Toomey, who began his career as a Wall Street investment banker and later helped start a family chain of sports bars, is a staunch conservative who represented a Lehigh Valley district in the House from 1999 to 2005. After that, Toomey was head of the Club for Growth, a Wall Street-backed free-market advocacy group that campaigns for lower taxes and less regulation on business.

Toomey pushed five-term incumbent Sen. Arlen Specter to leave the GOP in April 2009 after Toomey launched a challenge from the right for the party’s nomination and polls showed that Republicans were infuriated with Specter for providing crucial support to the Obama stimulus plan.

In 2004, Toomey came within 17,000 votes out of more than one million cast of beating Specter in the primary.

The White House welcomed Specter’s conversion, and the Democratic leadership at all levels rallied around him. Sestak, however, refused to drop his plans to run for the Senate nomination, and he surged in the final weeks to beat Specter comfortably in the May 18 primary.

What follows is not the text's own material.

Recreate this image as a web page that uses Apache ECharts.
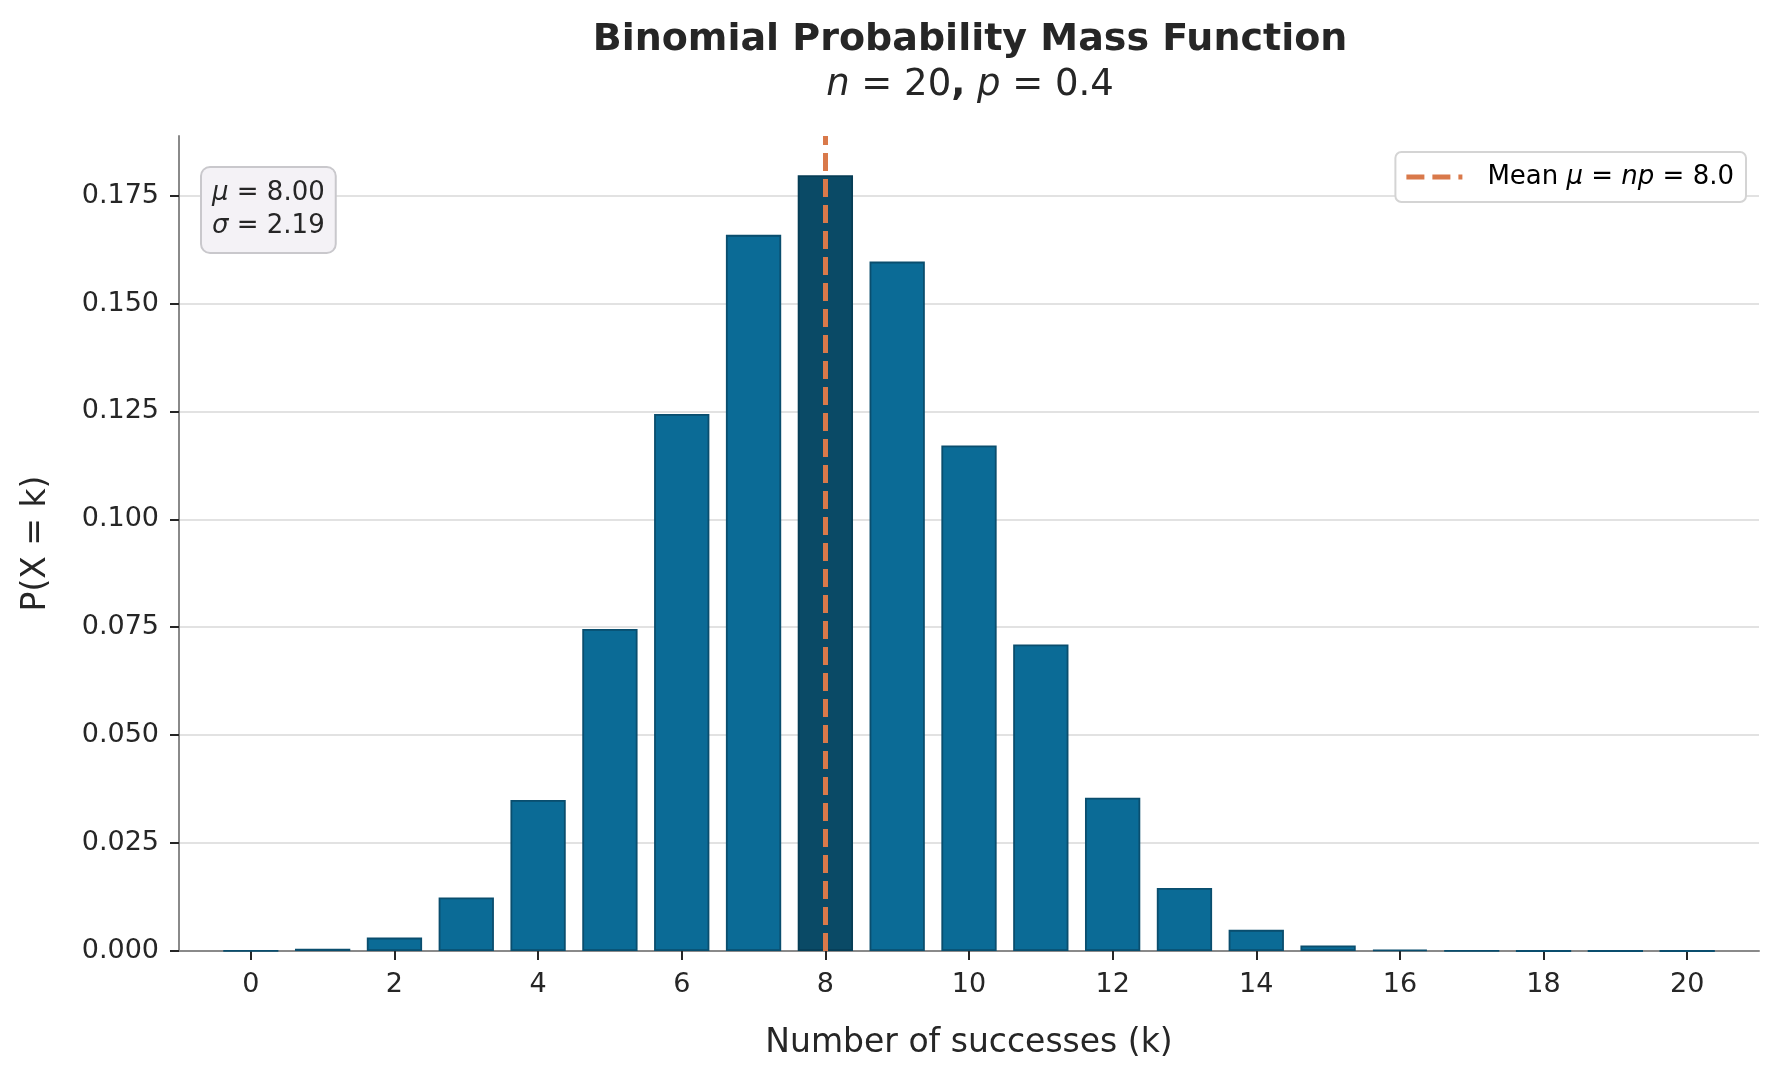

Since then, Toomey has led most of the way, but last month, Sestak began to move in the polls and closed in as his campaign made issues of Toomey’s support for free trade – particularly with China – which many Democrats believe cost American jobs. Sestak also attacked Toomey for advocating drastic cuts in corporate taxes and backing a plan to allow younger workers, if they chose, to invest part of their Social Security taxes in the stock market.

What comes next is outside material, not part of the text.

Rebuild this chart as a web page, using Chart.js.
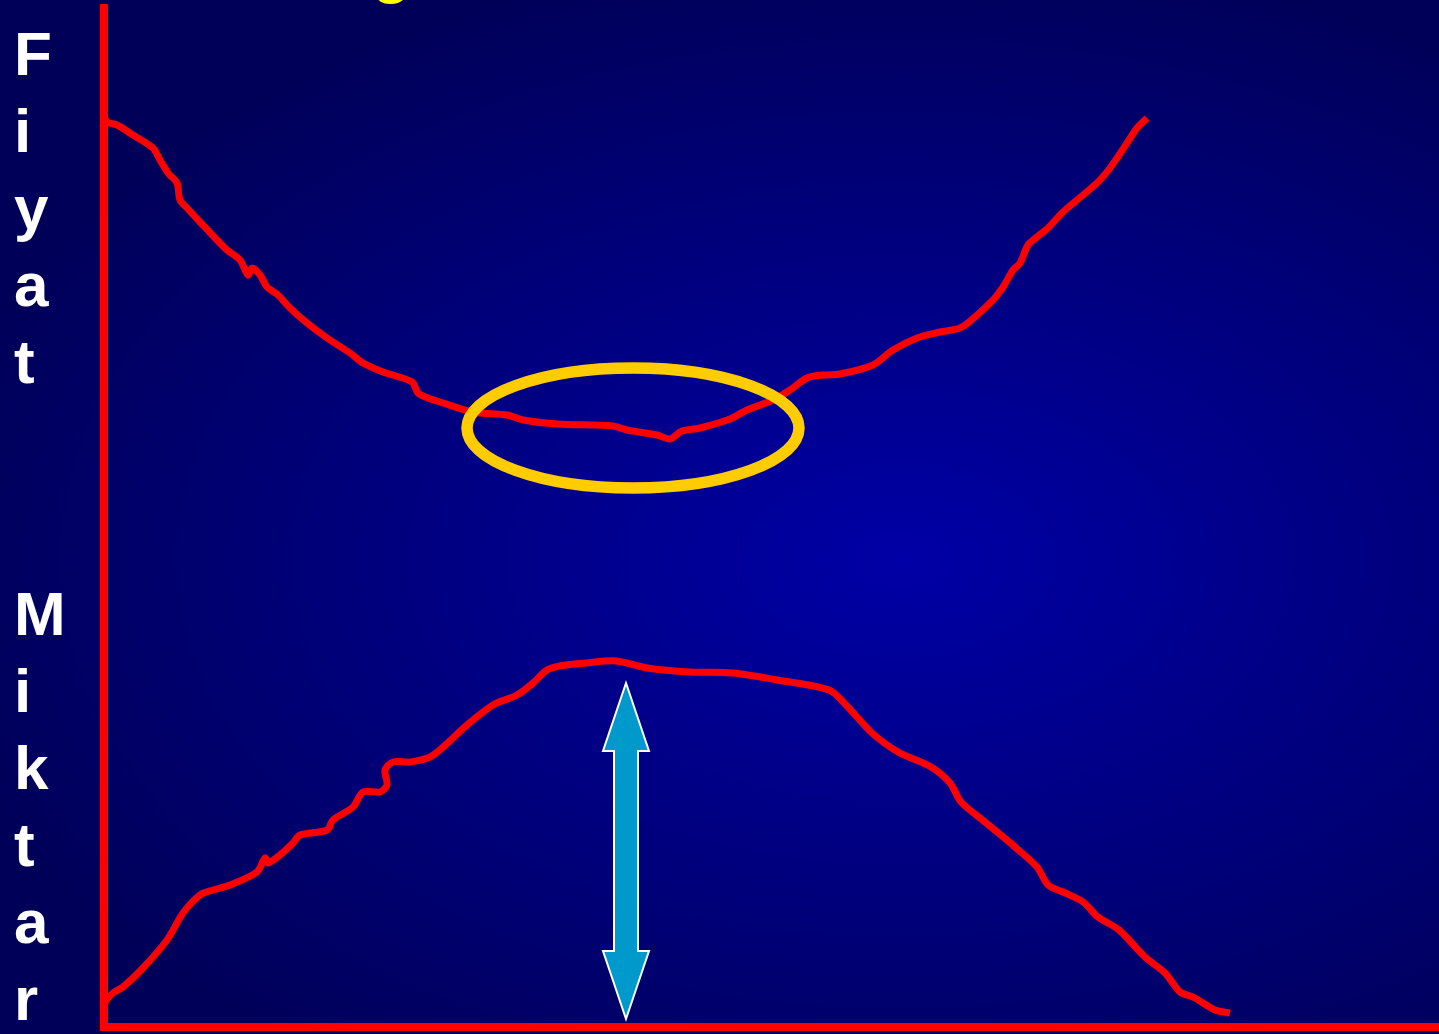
<!DOCTYPE html>
<html>
<head>
<meta charset="utf-8">
<script src="https://cdn.jsdelivr.net/npm/chart.js@4.4.1/dist/chart.umd.min.js"></script>
<style>
html, body {
    margin: 0;
    padding: 0;
    width: 1439px;
    height: 1034px;
    overflow: hidden;
}
body {
    position: relative;
    background: radial-gradient(ellipse 1000px 620px at 900px 560px, #0000a6 0%, #000058 100%);
    font-family: "Liberation Sans", Arial, sans-serif;
}
#wrap {
    position: absolute;
    left: 0;
    top: 0;
    width: 1439px;
    height: 1034px;
}
.col {
    position: absolute;
    left: 14px;
    color: #ffffff;
    font-weight: bold;
    font-size: 62px;
    line-height: 77px;
}
.col span { display: block; }
#title {
    position: absolute;
    left: 372px;
    top: -69px;
    color: #ffff00;
    font-weight: bold;
    font-size: 64px;
    line-height: 77px;
}
</style>
</head>
<body>
<div id="title">g</div>
<div class="col" id="fiyat" style="top:15px"></div>
<div class="col" id="miktar" style="top:575px"></div>
<div id="wrap"><canvas id="chart"></canvas></div>

<script>
// axis titles, written one letter under another
const priceLabel = 'Fiyat';
const qtyLabel = 'Miktar';

// price curve (upper line)
const priceX = [0, 0.3, 1.3, 2.9, 4.9, 5.6, 6.4, 7.3, 7.6, 8.3, 9.6, 11.3, 12.3, 13.6, 14.4, 14.8, 15.6,
    16.3, 17.4, 18.6, 20.3, 22.3, 24.6, 25.9, 27.9, 30.8, 31.4, 32.4, 33.6, 36.9, 40.3, 41.9, 45.3,
    50.9, 52.3, 55.3, 56.6, 57.8, 59.6, 62.6, 64.3, 66.9, 68.6, 70.3, 71.9, 73.6, 76.9, 78.9, 81.3,
    83.6, 85.8, 88.9, 89.9, 90.9, 91.6, 92.4, 93.3, 94.4, 95.9, 99.3, 100.6, 102.3, 103.3, 104.3];
const priceY = [91.2, 90.5, 90.2, 89.2, 87.9, 86.7, 85.4, 84.4, 82.7, 81.9, 80.5, 78.7, 77.7, 76.7, 75.2, 75.9, 75.2,
    74.0, 73.2, 71.9, 70.4, 68.9, 67.4, 66.4, 65.5, 64.5, 63.4, 62.9, 62.5, 61.5, 61.2, 60.7, 60.3,
    60.1, 59.7, 59.2, 58.8, 59.6, 59.9, 60.8, 61.7, 62.7, 63.7, 64.9, 65.2, 65.3, 66.2, 67.7, 68.9,
    69.5, 70.0, 72.7, 74.0, 75.7, 76.4, 78.2, 79.0, 79.9, 81.5, 84.4, 85.9, 88.4, 89.9, 90.9];

// quantity curve (lower line)
const qtyX = [0, 0.1, 0.9, 1.9, 3.9, 6.3, 7.9, 9.6, 10.9, 12.6, 15.3, 16.1, 16.4, 17.6, 18.9, 19.6, 22.3,
    22.9, 24.9, 25.9, 27.6, 28.3, 28.1, 28.9, 30.6, 32.8, 36.3, 38.9, 41.3, 42.9, 44.3, 45.6, 48.2,
    51.2, 54.3, 58.6, 62.9, 67.3, 72.5, 74.2, 76.8, 79.4, 82.7, 84.6, 85.7, 88.1, 91.1, 93.3, 94.4,
    95.9, 97.9, 99.4, 101.5, 104.1, 106.1, 107.6, 108.9, 111.1, 112.6];
const qtyY = [0.7, 2.4, 3.4, 4.0, 5.9, 8.7, 11.4, 13.2, 13.7, 14.2, 15.5, 16.9, 16.4, 17.2, 18.4, 19.2, 19.7,
    20.7, 22.0, 23.5, 23.5, 24.2, 25.7, 26.5, 26.5, 27.1, 30.2, 32.2, 33.2, 34.4, 35.7, 36.1, 36.4,
    36.6, 35.9, 35.5, 35.4, 34.7, 33.7, 32.2, 29.4, 27.5, 26.0, 24.4, 22.5, 20.5, 18.0, 16.0, 14.2,
    13.5, 12.5, 11.0, 9.7, 7.0, 5.4, 3.5, 3.0, 1.7, 1.4];

// marked spots: the ellipse round the lowest price, the arrow at the top quantity
const ringCenter = [52.9, 59.9];
const ringRadius = [16.6, 6.0];
const arrowX = 52.2;
const arrowY = [34.4, 0.8];

function fillLetters(id, word) {
    document.getElementById(id).innerHTML = word.split('').map(c => '<span>' + c + '</span>').join('');
}
fillLetters('fiyat', priceLabel);
fillLetters('miktar', qtyLabel);

function toPoints(xs, ys) {
    return xs.map((x, i) => ({ x: x, y: ys[i] }));
}

const marks = {
    id: 'marks',
    afterDatasetsDraw(chart) {
        const ctx = chart.ctx;
        const sx = chart.scales.x, sy = chart.scales.y;

        // yellow ellipse
        const cx = sx.getPixelForValue(ringCenter[0]);
        const cy = sy.getPixelForValue(ringCenter[1]);
        const rx = sx.getPixelForValue(ringCenter[0] + ringRadius[0]) - cx;
        const ry = cy - sy.getPixelForValue(ringCenter[1] + ringRadius[1]);
        ctx.save();
        ctx.beginPath();
        ctx.ellipse(cx, cy, rx, ry, 0, 0, Math.PI * 2);
        ctx.strokeStyle = '#ffcc00';
        ctx.lineWidth = 11.5;
        ctx.stroke();
        ctx.restore();

        // double arrow
        const ax = sx.getPixelForValue(arrowX);
        const top = sy.getPixelForValue(arrowY[0]);
        const bot = sy.getPixelForValue(arrowY[1]);
        const head = 68, hw = 23, sw = 12;
        ctx.save();
        ctx.beginPath();
        ctx.moveTo(ax, top);
        ctx.lineTo(ax + hw, top + head);
        ctx.lineTo(ax + sw, top + head);
        ctx.lineTo(ax + sw, bot - head);
        ctx.lineTo(ax + hw, bot - head);
        ctx.lineTo(ax, bot);
        ctx.lineTo(ax - hw, bot - head);
        ctx.lineTo(ax - sw, bot - head);
        ctx.lineTo(ax - sw, top + head);
        ctx.lineTo(ax - hw, top + head);
        ctx.closePath();
        ctx.fillStyle = '#0099cc';
        ctx.fill();
        ctx.strokeStyle = '#ffffff';
        ctx.lineWidth = 2;
        ctx.lineJoin = 'miter';
        ctx.stroke();
        ctx.restore();
    }
};

const axisOpts = {
    type: 'linear',
    ticks: { display: false },
    grid: { display: true, drawOnChartArea: false, drawTicks: false, color: 'rgba(0,0,0,0)', lineWidth: 0 },
    border: { display: true, color: '#ff0000', width: 8 }
};

new Chart(document.getElementById('chart'), {
    type: 'line',
    data: {
        datasets: [{
            label: priceLabel,
            data: toPoints(priceX, priceY),
            borderColor: '#ff0000',
            borderWidth: 7,
            pointRadius: 0,
            tension: 0.3,
            fill: false
        }, {
            label: qtyLabel,
            data: toPoints(qtyX, qtyY),
            borderColor: '#ff0000',
            borderWidth: 7,
            pointRadius: 0,
            tension: 0.3,
            fill: false
        }]
    },
    options: {
        responsive: true,
        maintainAspectRatio: false,
        animation: false,
        layout: { padding: { left: 104, top: 8, right: 0, bottom: 7 } },
        plugins: {
            legend: { display: false },
            tooltip: { enabled: false }
        },
        scales: {
            x: Object.assign({}, axisOpts, { min: 0, max: 133.5 }),
            y: Object.assign({}, axisOpts, { min: 0, max: 101.9 })
        }
    },
    plugins: [marks]
});
</script>
</body>
</html>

Democrats also stepped up efforts to tie Toomey to the tea party, noting that he was a leader as head of the Club for Growth in financing primary challenges to moderate Republicans in the interests of purifying the party. Former Republican Majority Leader Dick Armey called Toomey one of the forefathers of the tea party.

The case was aided, analysts believe, when tea party-backed Christine O’Donnell won the GOP Senate nomination in Delaware, defeating Rep. Mike Castle, on Sept. 14.

“In the state’s eastern media market, all the discussion about Christine O’Donnell scared Democrats into thinking they have to vote,” said Lara M. Brown, political scientist at Villanova University. “It wasn’t because of any particular love for the Democratic Congress that Joe [Sestak] closed; it was more because they were scared of O’Donnell. Pennsylvanians are mostly pragmatic and nonideological.”

Tea party candidates, who are the GOP nominees in a half-dozen Senate races around the nation, are, like O’Donnell, mostly conservative strict constructionists. Some have questioned the constitutionality of unemployment benefits and Social Security.

Toomey, who has run a tightly scripted and disciplined campaign, has resisted the association, though he has praised the tea party.

For instance, he has refused to answer questions about whether he believes tea party favorite Sarah Palin is qualified to be president, first raised in an Oct. 22 debate with Sestak after Palin endorsed Toomey. Eventually, the media tired of asking.

Toomey has had the edge on television, benefiting from about $22 million worth of ads bought by his campaign, the National Republican Senatorial Committee, and a host of interest groups that lean to the right, including the U.S. Chamber of Commerce, the Club for Growth, Crossroads GPS, and the National Federation of Independent Business.

All told, $16 million has been spent on TV ads benefiting Sestak, $9.5 million of it from the Democratic Senatorial Campaign Committee and the rest from his own campaign.

But Sestak has also benefited from less obvious millions spent by organized labor to turn out voters for the Democratic ticket.

Democratic Party operatives, including Organizing for America and the state and county party committees, are working furiously to motivate their core voters, especially targeting Democrats who are sporadic voters or those who cast their first ballots in 2008 for Obama.

In the end, though, all of the activity may not matter if voters continue to nationalize the Senate race, viewing it as a referendum on the administration and the Democratic Congress.

In last week’s Franklin and Marshall College Poll, for instance, 62 percent of those supporting Toomey said their motivation was to oppose Obama.

“I’m unconvinced the Democrats can do much at this point,” pollster G. Terry Madonna said.